Andrew McGregor, University of Massachusetts, Amherst, USA

Abstract:
Fingerprinting is a widely-used technique for efficiently verifying that two large files are identical. More generally, sketching is a form of lossy compression based on random linear projections that, for example, could be used to estimate the Hamming distance between the files. Both techniques are particularly useful for monitoring data streams or minimizing communication in distributed and parallel computing. Many applications have been studied extensively including sparse signal recovery, locality sensitive hashing, and linear regression.

Our goal is to extend these popular techniques and design random projections that preserve combinatorial and group-theoretic structure in large data sets. In this talk, we present recent results on analyzing spectral graph properties and fingerprinting misaligned text. Both results rely on developing homomorphic sketches that support operations on the compressed data that correspond to operations on the uncompressed data. Applications include the first sublinear space algorithms for processing dynamic graph streams.

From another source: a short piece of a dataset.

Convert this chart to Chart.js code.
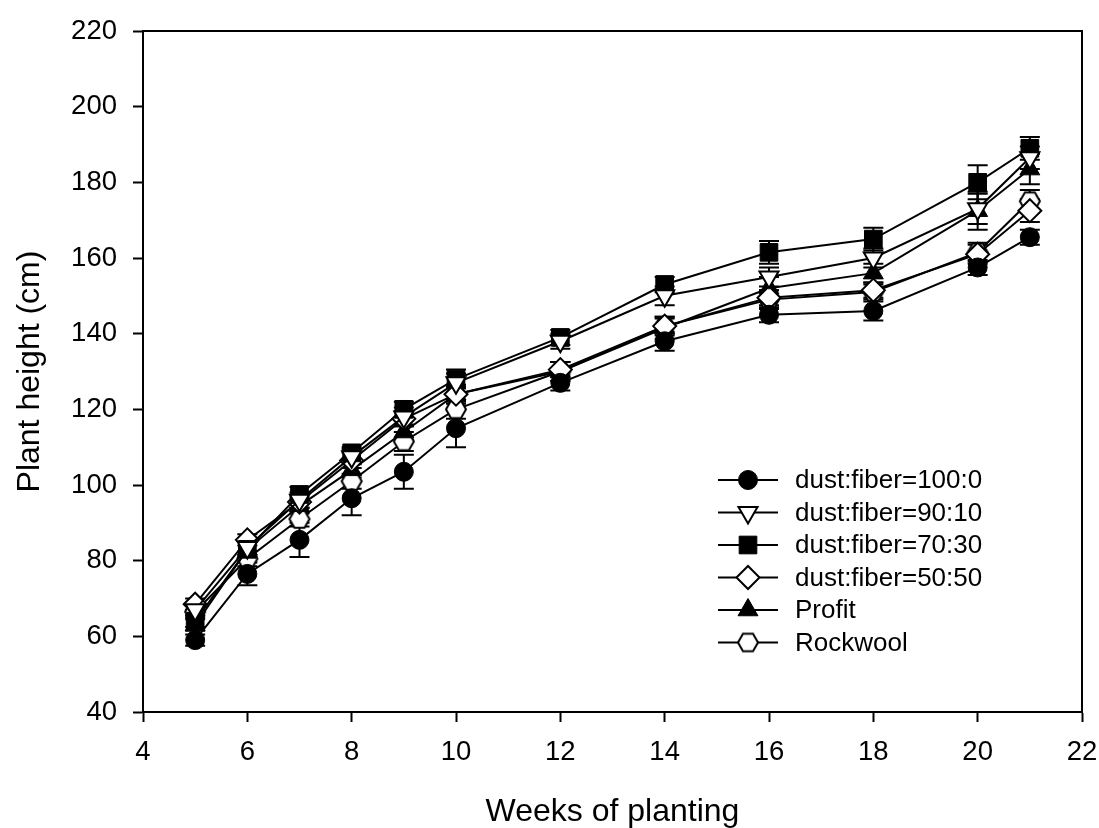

Includes joint work with Kook Jin Ahn, Alexandr Andoni, Assaf Goldberger, Sudipto Guha, and Ely Porat.

Biography: :
Andrew McGregor is an Assistant Professor at the University of Massachusetts Amherst. He received a B.A. degree and the Certificate of Advance Study in Mathematics from the University of Cambridge and a Ph.D. from the University of Pennsylvania. He also spent a couple of years as a postdoc at UC San Diego and Microsoft Research SVC. He is interested in many areas of theoretical computer science and specializes in data stream algorithms, linear sketching, and communication complexity. He received the NSF CAREER Award in 2010.